More than just the canyons await New Jersey's offshore anglers.
New Jersey shelf

New Jersey shelf

It was an early start for a trip to the canyons out of Avalon, New Jersey. But this was to be a variation on the time-honored overnighter. I met Capt. Joe Trainor and Over Under Charters president Trey Rhyne just before 10 in the morning. The plan was to head east, but instead of dead-heading to the canyons to set up for the night, we’d spend a good part of the day trolling for pelagics, with a special eye toward locating the summer run of white marlin, which were beginning to make a showing in the eddies and whorls spinning off the Gulf Stream along the continental shelf.

Starting Early
Anglers Chuck Dougherty and sons Michael, 11, Patrick, 15, and Tommy, 10, arrived right behind me, and by 10:30 the Low Profile, Over Under’s 55-foot Gwaltney, pointed its bow east.
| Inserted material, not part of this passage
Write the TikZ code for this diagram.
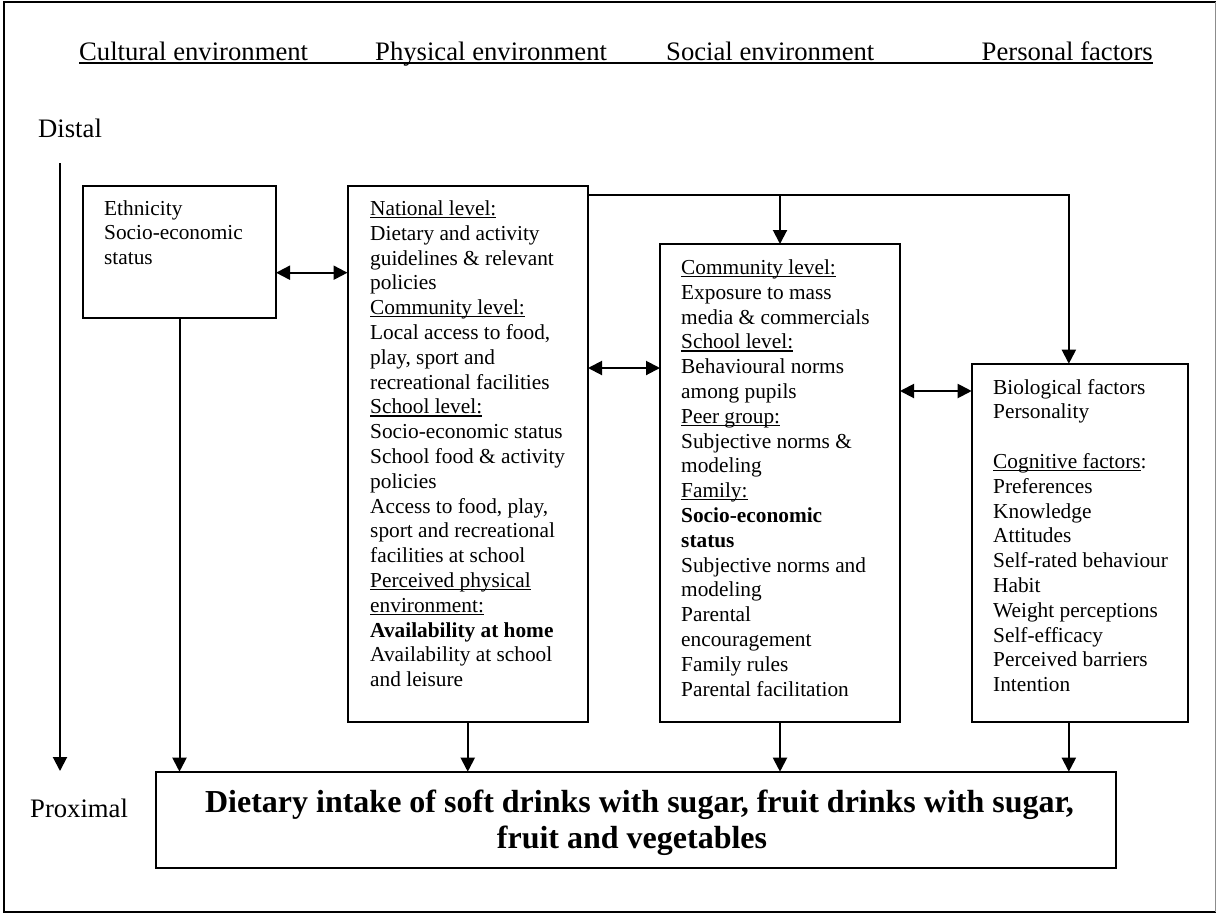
\documentclass[tikz,border=0pt]{standalone}
\usepackage{fontspec}
\setmainfont{Liberation Serif}
\usetikzlibrary{arrows.meta}

% underline set just below the baseline, crossing descenders
\newcommand\ulc[1]{\setbox0\hbox{#1}\rlap{\rule[-2.6pt]{\wd0}{1.1pt}}\box0}

\tikzset{
  box/.style={draw, line width=2pt, inner sep=0pt, outer sep=0pt},
  boxtext/.style={anchor=base west, inner sep=0pt, font={\fontsize{21.33pt}{24.8pt}\selectfont}},
  head/.style={anchor=base west, inner sep=0pt, font={\fontsize{26.67pt}{30pt}\selectfont}},
  outcome/.style={anchor=base, inner sep=0pt, font={\fontsize{32pt}{36.8pt}\selectfont\bfseries}},
  arr/.style={line width=2pt, -{Triangle[length=14pt,width=14pt]}},
  dbl/.style={line width=2pt, {Triangle[length=14pt,width=14pt]}-{Triangle[length=14pt,width=14pt]}}
}

\begin{document}
\begin{tikzpicture}[x=1pt, y=-1pt]
\useasboundingbox (0,0) rectangle (1216,914);
% page frame
\draw[line width=2.5pt, line cap=rect] (1215,2) -- (4,2) -- (4,912) -- (1215,912);
\draw[line width=1pt, black!45] (1215,2) -- (1215,912);

% column headings
\node[head] (hC) at (79,60) {Cultural environment};
\node[head] (hPh) at (375,60) {Physical environment};
\node[head] (hS) at (666,60) {Social environment};
\node[head, anchor=base east] (hP) at (1153,60) {Personal factors};
\draw[line width=2pt] ([yshift=-3pt]hC.base west) -- ([yshift=-3pt]hP.base east);

% distal / proximal axis
\node[head] (dist) at (38,137) {Distal};
\node[head] (prox) at (30,817) {Proximal};
\coordinate (d1) at (60,163);
\coordinate (d2) at (60,771);
\draw[arr] (d1) -- (d2);

% boxes
\node[box, minimum width=193pt, minimum height=132pt] (A) at (179.5,252) {};
\node[box, minimum width=240.5pt, minimum height=535.8pt] (B) at (467.75,453.6) {};
\node[box, minimum width=240pt, minimum height=477.5pt] (C) at (780,482.75) {};
\node[box, minimum width=216.3pt, minimum height=357.8pt] (D) at (1079.85,542.6) {};
\node[box, minimum width=960.3pt, minimum height=96pt] (M) at (635.85,819.7) {};

% box contents
\node[boxtext] (tA) at (104,215) {\begin{tabular}[t]{@{}l@{}}
Ethnicity\\
Socio-economic\\
status
\end{tabular}};

\node[boxtext] (tB) at (370,215.5) {\begin{tabular}[t]{@{}l@{}}
\ulc{National level:}\\
Dietary and activity\\
guidelines \& relevant\\
policies\\
\ulc{Community level:}\\
Local access to food,\\
play, sport and\\
recreational facilities\\
\ulc{School level:}\\
Socio-economic status\\
School food \& activity\\
policies\\
Access to food, play,\\
sport and recreational\\
facilities at school\\
\ulc{Perceived physical}\\
\ulc{environment:}\\
\textbf{Availability at home}\\
Availability at school\\
and leisure
\end{tabular}};

\node[boxtext] (tC) at (681,274.5) {\begin{tabular}[t]{@{}l@{}}
\ulc{Community level:}\\
Exposure to mass\\
media \& commercials\\
\ulc{School level:}\\
Behavioural norms\\
among pupils\\
\ulc{Peer group:}\\
Subjective norms \&\\
modeling\\
\ulc{Family:}\\
\textbf{Socio-economic}\\
\textbf{status}\\
Subjective norms and\\
modeling\\
Parental\\
encouragement\\
Family rules\\
Parental facilitation
\end{tabular}};

\node[boxtext] (tD) at (993,394) {\begin{tabular}[t]{@{}l@{}}
Biological factors\\
Personality\\
\\
\ulc{Cognitive factors}:\\
Preferences\\
Knowledge\\
Attitudes\\
Self-rated behaviour\\
Habit\\
Weight perceptions\\
Self-efficacy\\
Perceived barriers\\
Intention
\end{tabular}};

\node[outcome] (tM1) at (639.5,812) {Dietary intake of soft drinks with sugar, fruit drinks with sugar,};
\node[outcome] (tM2) at (632,848.5) {fruit and vegetables};

% connectors
\coordinate (ytop) at (0,195);
\coordinate (yab) at (0,272.7);
\coordinate (ybc) at (0,368);
\coordinate (ycd) at (0,391);

\draw[dbl] (A.east |- yab) -- (B.west |- yab);
\draw[dbl] (B.east |- ybc) -- (C.west |- ybc);
\draw[dbl] (C.east |- ycd) -- (D.west |- ycd);

\draw[arr] (B.east |- ytop) -| ([xshift=-11pt]D.north);
\draw[arr] (C.north |- ytop) -- (C.north);

\draw[arr] (A.south) -- (A.south |- M.north);
\draw[arr] (B.south) -- (B.south |- M.north);
\draw[arr] (C.south) -- (C.south |- M.north);
\draw[arr] ([xshift=-11pt]D.south) -- ([xshift=-11pt]D.south |- M.north);
\end{tikzpicture}
\end{document}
Three hours later, about 60 miles offshore, we settled into trolling speed just inside the 40-fathom line. We were covered up with tuna chicks, padding on the surface and poking through the sargassum mats, looking for lunch. These little black storm petrels spell food chain in action and are always good indicators that it is time to look for tuna.

Trainor had steered us into 220 feet of water just inshore of Lindenkohl Canyon, where he had been finding schools of sand eels holding for the past several weeks over the uneven bottom that provided enough structure to attract the bait. “We found a lot of life in this same area for several weeks last year,” Rhyne explains. “So much that we referred to it last summer as ‘Sea World.’ Over the course of a month we found fish at that depth, and up to seven miles in either direction.”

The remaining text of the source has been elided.